Sunday, September 27, 2009

Ken & 'Feldenkrais & The Voice' Workshop



EurekAaaaah- there it is!

I had arrived at the Lisa's Feldenkrais singing workshop with various trepidations, but mostly at the prospect of having to sing a solo in the afternoon.
I had been working with Lisa for about 4 months and had made some good progress, she's a great teacher, but I knew I really had to face the gremlins head on, stand up and sing without accompaniment to an audience...
And not to your average audience - a mix of gifted opera singers!

There were about 10 of us in the morning session - all female. Every cloud...
After the mind/body harmonizing exercises we moved into the afternoon session and hooray! another guy! Jamie Scott.

We moved to the solos - I was in the presence of some serious talent.
Jamie's Aria was incredibly moving - sensual and penetrating, and as a fellow (wanna-be) tenor, I really started to hear in which direction I wanted my voice to be heading.
It was just now a case of finding it...
I was last to creep up to the front and sang a Paul Young tune pretty badly in two different keys - I knew there was no conviction or belief in the delivery and too much self consciousness.
Still I was happy I had faced my biggest fear. But where was that release?

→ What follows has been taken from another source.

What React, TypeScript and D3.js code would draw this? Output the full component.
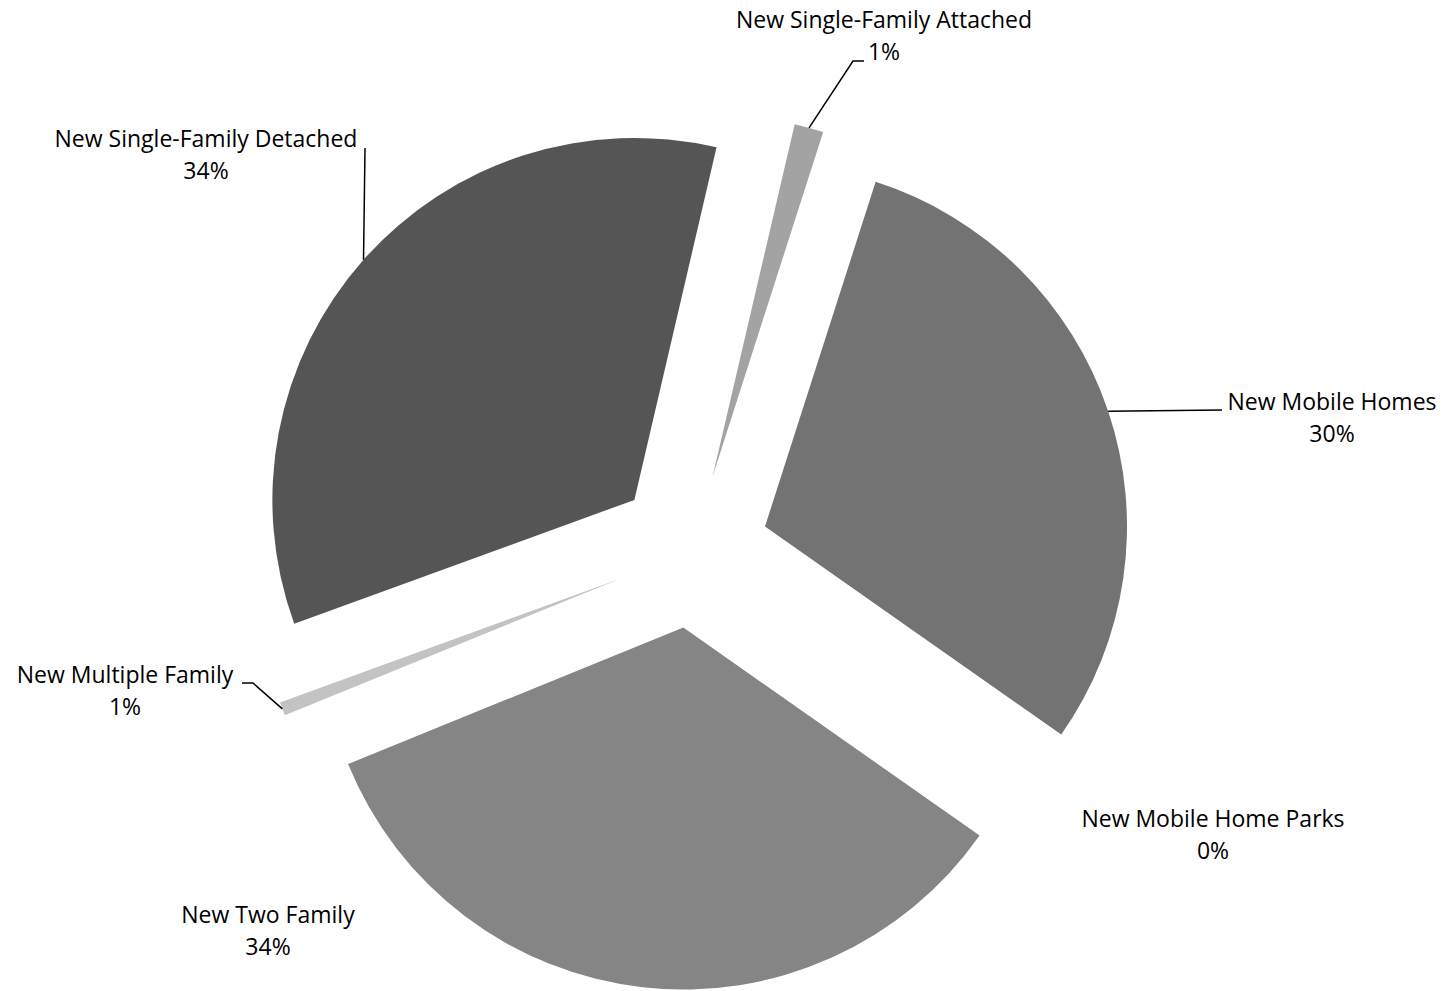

The final exercise of the day was another of Lisa's ingenious drills. All 11 of us walking round randomly on stage and when our names were called, we had to improvise a greeting/discussion to the person nearest in full voice.
After about 5 minutes of this almost pagan ritual, Jamie's name was called, and me being nearest, was privy to to a bigger than life tenor Vox ringing straight at me asking me how I was going....
I replied... spontaneously... from the balls of the feet and from the bottom of the stomach - there it was - my real voice. All the trebly crap had gone, and the bellows were on fire.
Eureka.
Still a long road ahead but after 10 years of searching, I can finally say I sing with my own voice.

Ken

2 comments:

  1. love the story. And ten years Ken, hey, that's good going! The body stores its own memories and there are triggers we're unaware of, sometimes have blocked. When we respond instinctively we can be amazed at the depth of emotion, even better, our capacity to express it. :) Well, I discovered this in acting workshops and I'd so love to be there Lisa to try Feldenkrais but impossible with my schedule. Maybe the next one! :)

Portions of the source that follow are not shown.